Dataset section —
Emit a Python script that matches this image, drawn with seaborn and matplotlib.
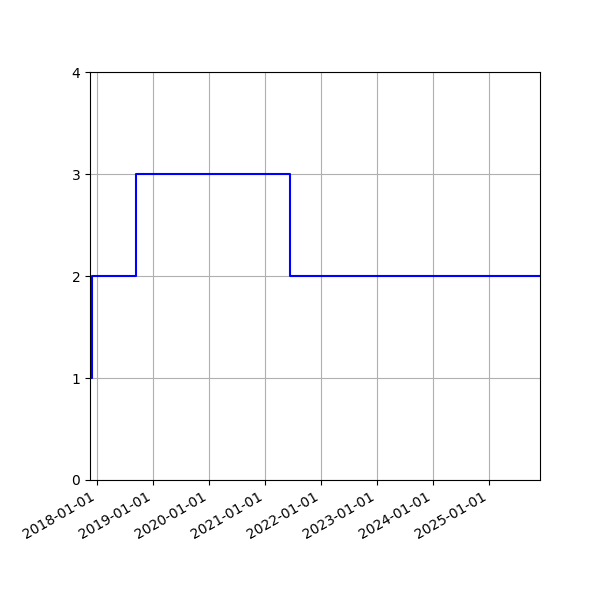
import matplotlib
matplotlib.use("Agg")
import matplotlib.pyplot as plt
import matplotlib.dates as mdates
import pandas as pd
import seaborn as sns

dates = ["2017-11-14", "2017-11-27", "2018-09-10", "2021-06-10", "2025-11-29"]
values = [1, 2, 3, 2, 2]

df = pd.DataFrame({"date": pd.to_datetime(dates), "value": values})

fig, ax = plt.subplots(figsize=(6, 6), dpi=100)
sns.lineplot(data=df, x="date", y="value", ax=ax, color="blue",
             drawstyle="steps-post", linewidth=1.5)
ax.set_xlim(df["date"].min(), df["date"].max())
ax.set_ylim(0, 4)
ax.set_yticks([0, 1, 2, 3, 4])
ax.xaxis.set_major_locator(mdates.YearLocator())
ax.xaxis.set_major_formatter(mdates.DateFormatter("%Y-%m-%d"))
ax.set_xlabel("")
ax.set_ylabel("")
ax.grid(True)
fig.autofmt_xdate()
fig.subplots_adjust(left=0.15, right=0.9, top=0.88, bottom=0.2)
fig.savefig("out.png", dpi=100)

Your task —
From the first line of the material down to the line containing "import seaborn as sns", inclusive, return each line exactly, skipping any picture.

Exercise result —
Emit a Python script that matches this image, drawn with seaborn and matplotlib.
import matplotlib
matplotlib.use("Agg")
import matplotlib.pyplot as plt
import matplotlib.dates as mdates
import pandas as pd
import seaborn as sns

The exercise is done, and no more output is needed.